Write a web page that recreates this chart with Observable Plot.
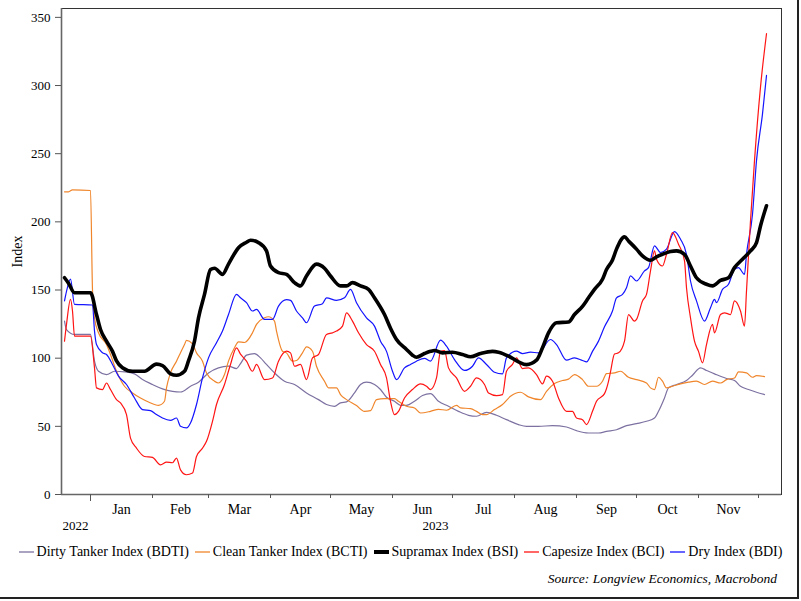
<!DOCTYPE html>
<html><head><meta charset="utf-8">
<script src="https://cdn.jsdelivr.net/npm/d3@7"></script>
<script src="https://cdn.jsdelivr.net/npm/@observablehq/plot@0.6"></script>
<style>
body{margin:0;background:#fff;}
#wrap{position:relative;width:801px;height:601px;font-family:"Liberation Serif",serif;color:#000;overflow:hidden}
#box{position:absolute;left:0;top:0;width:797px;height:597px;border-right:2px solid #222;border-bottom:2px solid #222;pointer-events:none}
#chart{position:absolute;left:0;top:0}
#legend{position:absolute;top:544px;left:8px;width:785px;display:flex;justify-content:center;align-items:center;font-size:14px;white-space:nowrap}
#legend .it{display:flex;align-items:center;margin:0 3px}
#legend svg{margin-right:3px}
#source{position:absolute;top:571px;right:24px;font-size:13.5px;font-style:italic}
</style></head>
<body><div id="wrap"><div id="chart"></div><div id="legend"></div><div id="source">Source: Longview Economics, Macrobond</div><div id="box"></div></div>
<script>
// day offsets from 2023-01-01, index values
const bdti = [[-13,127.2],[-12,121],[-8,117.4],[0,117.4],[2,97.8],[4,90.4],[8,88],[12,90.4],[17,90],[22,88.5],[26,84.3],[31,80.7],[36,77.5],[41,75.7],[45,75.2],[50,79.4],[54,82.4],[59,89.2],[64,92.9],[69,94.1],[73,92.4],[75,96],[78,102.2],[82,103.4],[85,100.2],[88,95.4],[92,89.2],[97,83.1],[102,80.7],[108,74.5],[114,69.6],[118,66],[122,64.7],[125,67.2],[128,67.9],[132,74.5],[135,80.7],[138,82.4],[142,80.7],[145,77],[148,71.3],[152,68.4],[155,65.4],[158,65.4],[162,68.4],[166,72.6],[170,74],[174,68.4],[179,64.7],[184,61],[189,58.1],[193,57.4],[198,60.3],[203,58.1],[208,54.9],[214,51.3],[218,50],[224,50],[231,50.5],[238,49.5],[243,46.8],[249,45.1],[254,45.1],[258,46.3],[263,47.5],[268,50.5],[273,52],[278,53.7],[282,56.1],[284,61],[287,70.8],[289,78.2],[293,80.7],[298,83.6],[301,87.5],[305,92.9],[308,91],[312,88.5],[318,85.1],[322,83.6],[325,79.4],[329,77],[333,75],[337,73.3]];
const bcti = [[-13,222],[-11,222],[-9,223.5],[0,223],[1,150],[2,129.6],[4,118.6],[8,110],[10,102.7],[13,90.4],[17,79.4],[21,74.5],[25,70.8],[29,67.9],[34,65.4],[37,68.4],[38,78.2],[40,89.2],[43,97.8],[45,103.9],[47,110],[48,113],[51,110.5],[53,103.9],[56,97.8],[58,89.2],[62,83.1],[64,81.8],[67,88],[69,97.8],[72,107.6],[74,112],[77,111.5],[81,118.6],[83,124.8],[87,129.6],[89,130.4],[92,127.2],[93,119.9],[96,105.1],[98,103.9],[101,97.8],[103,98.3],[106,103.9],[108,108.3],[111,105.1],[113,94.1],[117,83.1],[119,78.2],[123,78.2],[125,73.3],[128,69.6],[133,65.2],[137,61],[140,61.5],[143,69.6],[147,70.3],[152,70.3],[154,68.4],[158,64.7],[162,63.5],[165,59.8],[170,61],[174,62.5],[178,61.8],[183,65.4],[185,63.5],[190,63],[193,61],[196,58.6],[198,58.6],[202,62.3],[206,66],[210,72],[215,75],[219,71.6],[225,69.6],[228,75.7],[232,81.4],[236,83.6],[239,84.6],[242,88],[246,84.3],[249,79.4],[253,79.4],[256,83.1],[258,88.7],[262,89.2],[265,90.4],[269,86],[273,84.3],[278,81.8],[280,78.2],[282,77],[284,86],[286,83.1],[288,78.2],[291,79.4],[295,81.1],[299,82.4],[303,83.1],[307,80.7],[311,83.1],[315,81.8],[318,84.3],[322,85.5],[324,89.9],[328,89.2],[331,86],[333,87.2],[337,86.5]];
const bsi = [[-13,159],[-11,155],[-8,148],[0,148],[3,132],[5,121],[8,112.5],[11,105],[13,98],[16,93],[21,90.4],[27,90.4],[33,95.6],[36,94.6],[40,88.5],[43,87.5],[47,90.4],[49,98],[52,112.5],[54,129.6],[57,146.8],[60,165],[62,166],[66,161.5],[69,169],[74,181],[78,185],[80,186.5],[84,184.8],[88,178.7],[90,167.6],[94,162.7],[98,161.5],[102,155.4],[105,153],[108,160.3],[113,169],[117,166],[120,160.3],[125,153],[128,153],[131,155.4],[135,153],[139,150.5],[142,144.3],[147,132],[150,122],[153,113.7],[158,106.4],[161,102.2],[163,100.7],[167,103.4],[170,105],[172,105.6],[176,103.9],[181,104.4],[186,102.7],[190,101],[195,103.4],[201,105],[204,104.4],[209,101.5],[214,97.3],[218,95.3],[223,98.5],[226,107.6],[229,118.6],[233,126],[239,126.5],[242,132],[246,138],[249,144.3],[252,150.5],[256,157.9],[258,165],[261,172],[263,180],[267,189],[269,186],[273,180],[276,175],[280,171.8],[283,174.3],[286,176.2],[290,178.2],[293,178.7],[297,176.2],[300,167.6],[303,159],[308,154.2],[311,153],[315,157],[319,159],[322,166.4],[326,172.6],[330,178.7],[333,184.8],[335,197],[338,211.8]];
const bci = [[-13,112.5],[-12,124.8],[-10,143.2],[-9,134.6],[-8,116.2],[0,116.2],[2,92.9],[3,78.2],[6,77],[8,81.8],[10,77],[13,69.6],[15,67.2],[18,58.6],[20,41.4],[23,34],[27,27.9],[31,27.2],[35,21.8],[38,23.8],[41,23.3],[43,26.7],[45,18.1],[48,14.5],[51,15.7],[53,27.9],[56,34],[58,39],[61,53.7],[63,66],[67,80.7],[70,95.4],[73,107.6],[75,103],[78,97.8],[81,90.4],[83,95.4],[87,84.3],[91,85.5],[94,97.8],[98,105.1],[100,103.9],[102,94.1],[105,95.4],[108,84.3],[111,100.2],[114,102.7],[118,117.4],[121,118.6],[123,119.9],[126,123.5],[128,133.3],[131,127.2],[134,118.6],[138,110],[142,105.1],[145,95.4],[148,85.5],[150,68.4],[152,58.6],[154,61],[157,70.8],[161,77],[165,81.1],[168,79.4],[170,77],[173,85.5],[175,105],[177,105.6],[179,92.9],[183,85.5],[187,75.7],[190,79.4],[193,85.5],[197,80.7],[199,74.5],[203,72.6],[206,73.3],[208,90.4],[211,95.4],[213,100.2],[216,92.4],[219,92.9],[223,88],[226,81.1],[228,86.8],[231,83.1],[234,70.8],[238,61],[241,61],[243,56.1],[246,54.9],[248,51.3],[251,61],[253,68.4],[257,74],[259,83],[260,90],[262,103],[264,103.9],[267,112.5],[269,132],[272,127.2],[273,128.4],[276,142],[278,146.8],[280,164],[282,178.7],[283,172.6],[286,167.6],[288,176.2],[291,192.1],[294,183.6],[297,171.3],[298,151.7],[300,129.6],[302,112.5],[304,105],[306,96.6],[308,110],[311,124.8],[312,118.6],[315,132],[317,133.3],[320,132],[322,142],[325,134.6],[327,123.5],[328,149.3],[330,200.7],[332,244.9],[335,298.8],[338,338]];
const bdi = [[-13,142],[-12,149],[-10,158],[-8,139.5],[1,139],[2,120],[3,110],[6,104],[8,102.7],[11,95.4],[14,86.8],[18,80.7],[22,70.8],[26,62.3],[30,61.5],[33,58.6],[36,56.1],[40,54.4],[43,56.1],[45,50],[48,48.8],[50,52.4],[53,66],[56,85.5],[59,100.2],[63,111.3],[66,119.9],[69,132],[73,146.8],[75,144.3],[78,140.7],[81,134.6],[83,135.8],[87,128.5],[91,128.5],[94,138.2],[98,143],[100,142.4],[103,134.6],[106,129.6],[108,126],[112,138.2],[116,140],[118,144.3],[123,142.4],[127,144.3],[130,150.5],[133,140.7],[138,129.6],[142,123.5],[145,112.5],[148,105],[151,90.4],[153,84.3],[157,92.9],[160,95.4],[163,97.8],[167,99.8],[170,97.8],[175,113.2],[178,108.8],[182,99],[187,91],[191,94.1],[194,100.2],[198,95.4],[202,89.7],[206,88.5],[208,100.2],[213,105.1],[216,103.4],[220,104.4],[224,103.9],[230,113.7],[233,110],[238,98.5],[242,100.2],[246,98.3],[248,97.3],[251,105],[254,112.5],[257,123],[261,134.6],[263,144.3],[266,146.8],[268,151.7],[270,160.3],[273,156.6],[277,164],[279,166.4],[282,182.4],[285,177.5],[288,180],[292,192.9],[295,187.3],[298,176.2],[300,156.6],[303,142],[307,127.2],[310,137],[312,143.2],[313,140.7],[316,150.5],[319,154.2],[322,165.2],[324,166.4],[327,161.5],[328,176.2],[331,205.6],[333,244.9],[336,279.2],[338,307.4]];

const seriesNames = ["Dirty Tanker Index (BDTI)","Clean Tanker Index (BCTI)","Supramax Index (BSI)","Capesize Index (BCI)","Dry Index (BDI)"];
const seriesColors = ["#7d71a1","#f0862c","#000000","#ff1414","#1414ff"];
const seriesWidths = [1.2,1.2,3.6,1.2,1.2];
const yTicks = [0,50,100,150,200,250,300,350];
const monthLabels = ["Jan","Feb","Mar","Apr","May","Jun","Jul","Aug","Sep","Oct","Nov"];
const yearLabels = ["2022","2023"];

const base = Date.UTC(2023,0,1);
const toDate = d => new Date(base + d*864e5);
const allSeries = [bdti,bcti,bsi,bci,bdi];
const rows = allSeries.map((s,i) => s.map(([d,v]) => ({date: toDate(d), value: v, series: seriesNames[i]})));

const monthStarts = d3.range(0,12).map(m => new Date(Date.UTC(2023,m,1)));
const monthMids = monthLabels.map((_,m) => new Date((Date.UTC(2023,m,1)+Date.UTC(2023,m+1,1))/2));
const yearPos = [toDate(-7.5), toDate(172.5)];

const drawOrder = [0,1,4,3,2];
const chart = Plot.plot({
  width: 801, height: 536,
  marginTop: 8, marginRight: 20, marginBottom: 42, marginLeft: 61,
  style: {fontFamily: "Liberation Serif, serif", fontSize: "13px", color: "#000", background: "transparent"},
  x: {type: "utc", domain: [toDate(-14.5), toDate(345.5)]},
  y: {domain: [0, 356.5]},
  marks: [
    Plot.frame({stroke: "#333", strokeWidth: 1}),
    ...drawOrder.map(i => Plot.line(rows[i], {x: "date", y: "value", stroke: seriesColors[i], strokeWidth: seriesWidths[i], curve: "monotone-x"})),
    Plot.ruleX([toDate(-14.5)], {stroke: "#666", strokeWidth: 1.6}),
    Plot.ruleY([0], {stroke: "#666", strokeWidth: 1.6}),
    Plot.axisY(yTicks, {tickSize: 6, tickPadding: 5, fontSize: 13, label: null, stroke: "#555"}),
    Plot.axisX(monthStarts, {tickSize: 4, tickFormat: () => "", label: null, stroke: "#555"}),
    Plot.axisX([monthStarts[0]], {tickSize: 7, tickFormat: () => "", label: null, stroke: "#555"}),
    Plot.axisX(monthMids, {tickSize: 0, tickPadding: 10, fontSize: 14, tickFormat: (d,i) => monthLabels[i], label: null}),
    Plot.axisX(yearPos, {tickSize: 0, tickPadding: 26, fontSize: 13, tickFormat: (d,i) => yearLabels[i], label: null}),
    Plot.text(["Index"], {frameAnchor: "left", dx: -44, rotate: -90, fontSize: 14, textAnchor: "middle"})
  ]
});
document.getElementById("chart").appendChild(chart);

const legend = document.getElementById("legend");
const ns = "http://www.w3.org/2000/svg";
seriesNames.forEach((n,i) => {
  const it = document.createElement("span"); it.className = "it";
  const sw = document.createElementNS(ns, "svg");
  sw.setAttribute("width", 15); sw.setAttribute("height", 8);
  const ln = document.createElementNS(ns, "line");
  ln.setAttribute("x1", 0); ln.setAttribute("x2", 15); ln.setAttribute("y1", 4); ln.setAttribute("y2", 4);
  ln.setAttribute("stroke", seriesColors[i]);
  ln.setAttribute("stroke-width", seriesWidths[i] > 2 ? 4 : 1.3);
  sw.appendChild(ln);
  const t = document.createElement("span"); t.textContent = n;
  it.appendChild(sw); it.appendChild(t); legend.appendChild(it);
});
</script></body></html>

#### Job:
Copy each line containing the word "chart" from the data.

#### Correct answer:
Write a web page that recreates this chart with Observable Plot.
#chart{position:absolute;left:0;top:0}
<body><div id="wrap"><div id="chart"></div><div id="legend"></div><div id="source">Source: Longview Economics, Macrobond</div><div id="box"></div></div>
const chart = Plot.plot({
document.getElementById("chart").appendChild(chart);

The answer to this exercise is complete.